こういった場合には、単純にランク付けを実施して足切りをするのではなく、各自が個人の成長機会を、チームや会社の外でも見つけられるように、上司や会社としてもしっかりとフォローしていく事が今まで以上に重要になってきます。

例えば、Googleの20%ルールではないですが、副業ボーナスのような感じで、一定の時間を副業にあてることを許可するシステムなども効果的かと思います。ただしその場合、時短勤務なども組み合わせて、給与システムを再設計する事も必要になってきます。

もちろん、本業で全く成果を出していない方などは、副業で成果をだすことは難しい場合もあると思います。

しかし成果が出しきれない理由が、本業で求められる貢献内容と、得意とすることの間にズレが生じているや、別の興味が大きくなってきているが、今のチームではその興味を突き詰める機会がない場合など、あえて副業という機会を経験することで、社内の別チームへの移動、転職、または別の働き方などを考えるきっかけとなり、無理なランク付けなどを実施しなくても、双方にとって、前向きな流動性をもたらすこともあるのではないでしょうか。
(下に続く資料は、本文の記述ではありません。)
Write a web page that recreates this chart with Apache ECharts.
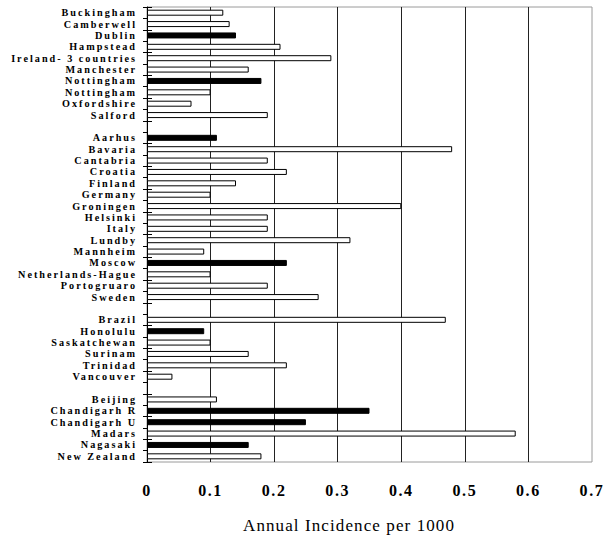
<!DOCTYPE html>
<html>
<head>
<meta charset="utf-8">
<script src="https://cdn.jsdelivr.net/npm/echarts@6/dist/echarts.min.js"></script>
<style>
  html, body { margin: 0; padding: 0; background: #fff; }
  #chart { width: 612px; height: 538px; }
</style>
</head>
<body>
<div id="chart"></div>
<script>
const categories = [
  'Buckingham', 'Camberwell', 'Dublin', 'Hampstead', 'Ireland- 3 countries', 'Manchester',
  'Nottingham', 'Nottingham', 'Oxfordshire', 'Salford', '',
  'Aarhus', 'Bavaria', 'Cantabria', 'Croatia', 'Finland', 'Germany', 'Groningen', 'Helsinki',
  'Italy', 'Lundby', 'Mannheim', 'Moscow', 'Netherlands-Hague', 'Portogruaro', 'Sweden', '',
  'Brazil', 'Honolulu', 'Saskatchewan', 'Surinam', 'Trinidad', 'Vancouver', '',
  'Beijing', 'Chandigarh R', 'Chandigarh U', 'Madars', 'Nagasaki', 'New Zealand'
];

const openValues = [
  0.12, 0.13, null, 0.21, 0.29, 0.16, null, 0.10, 0.07, 0.19, null,
  null, 0.48, 0.19, 0.22, 0.14, 0.10, 0.40, 0.19, 0.19, 0.32, 0.09, null, 0.10, 0.19, 0.27, null,
  0.47, null, 0.10, 0.16, 0.22, 0.04, null,
  0.11, null, null, 0.58, null, 0.18
];

const filledValues = [
  null, null, 0.14, null, null, null, 0.18, null, null, null, null,
  0.11, null, null, null, null, null, null, null, null, null, null, 0.22, null, null, null, null,
  null, 0.09, null, null, null, null, null,
  null, 0.35, 0.25, null, 0.16, null
];

const xTickLabels = ['0', '0.1', '0.2', '0.3', '0.4', '0.5', '0.6', '0.7'];
const xAxisTitle = 'Annual Incidence per 1000';

const chart = echarts.init(document.getElementById('chart'), null, { renderer: 'svg' });

function applySpacing() {
  const texts = document.querySelectorAll('#chart svg text');
  texts.forEach(function (el) {
    const fs = parseFloat(getComputedStyle(el).fontSize);
    let sp = 1.2;
    if (fs < 11) sp = 2.0;
    else if (fs >= 17) sp = 1.1;
    else if (fs >= 15) sp = 1.6;
    el.style.letterSpacing = sp + 'px';
  });
}
chart.on('finished', applySpacing);

chart.setOption({
  animation: false,
  backgroundColor: '#fff',
  title: {
    text: xAxisTitle,
    left: 238,
    top: 512,
    textStyle: { fontFamily: 'Liberation Serif', fontWeight: 'normal', fontSize: 17, color: '#000' }
  },
  grid: {
    left: 147, right: 20, top: 7, bottom: 76,
    show: true, borderColor: '#9a9a9a', borderWidth: 1, backgroundColor: 'transparent'
  },
  xAxis: {
    type: 'value', min: 0, max: 0.7, interval: 0.1,
    axisLine: { show: false },
    axisTick: { show: false },
    axisLabel: {
      margin: 20,
      fontFamily: 'Liberation Serif', fontWeight: 'bold', fontSize: 16, color: '#000',
      formatter: function (v) { return xTickLabels[Math.round(v * 10)]; }
    },
    splitLine: { show: true, showMinLine: false, showMaxLine: false, lineStyle: { color: '#222', width: 1 } }
  },
  yAxis: [
    {
      type: 'category', data: categories, inverse: true,
      axisLine: { show: true, lineStyle: { color: '#000', width: 1 } },
      axisTick: { show: true, length: 4, lineStyle: { color: '#000' } },
      axisLabel: {
        margin: 10, interval: 0, lineHeight: 11,
        fontFamily: 'Liberation Serif', fontWeight: 'bold', fontSize: 10.2, color: '#000'
      },
      splitLine: { show: false }
    },
    {
      type: 'category', data: categories, inverse: true, position: 'left', offset: 0,
      axisLine: { show: false },
      axisTick: { show: true, inside: true, length: 5, lineStyle: { color: '#000' } },
      axisLabel: { show: false },
      splitLine: { show: false }
    }
  ],
  series: [
    {
      type: 'bar', name: 'open', data: openValues, yAxisIndex: 0,
      barWidth: 6, barGap: '-100%',
      itemStyle: { color: '#fff', borderColor: '#000', borderWidth: 1 }
    },
    {
      type: 'bar', name: 'filled', data: filledValues, yAxisIndex: 0,
      barWidth: 6, barGap: '-100%',
      itemStyle: { color: '#000', borderColor: '#000', borderWidth: 1 }
    }
  ]
});
applySpacing();
setTimeout(applySpacing, 50);
setTimeout(applySpacing, 300);
</script>
</body>
</html>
あるいは、外部からハイスキルな助っ人人材を一時的にもチームに招くことで、自分のスキルの棚卸しや、新しい働き方への刺激を受ける社員もいるのではないかと思います。

まとめ

テレワーク時代の成果主義、目標管理主義には相対評価はフィットしない。

テレワークが広がりだしてまだ日が浅いですが、こういった事を解決する為にも、個人が自分と会社とのあり方を見つめる機会を、会社側が工夫して提供していく必要があるでしょう。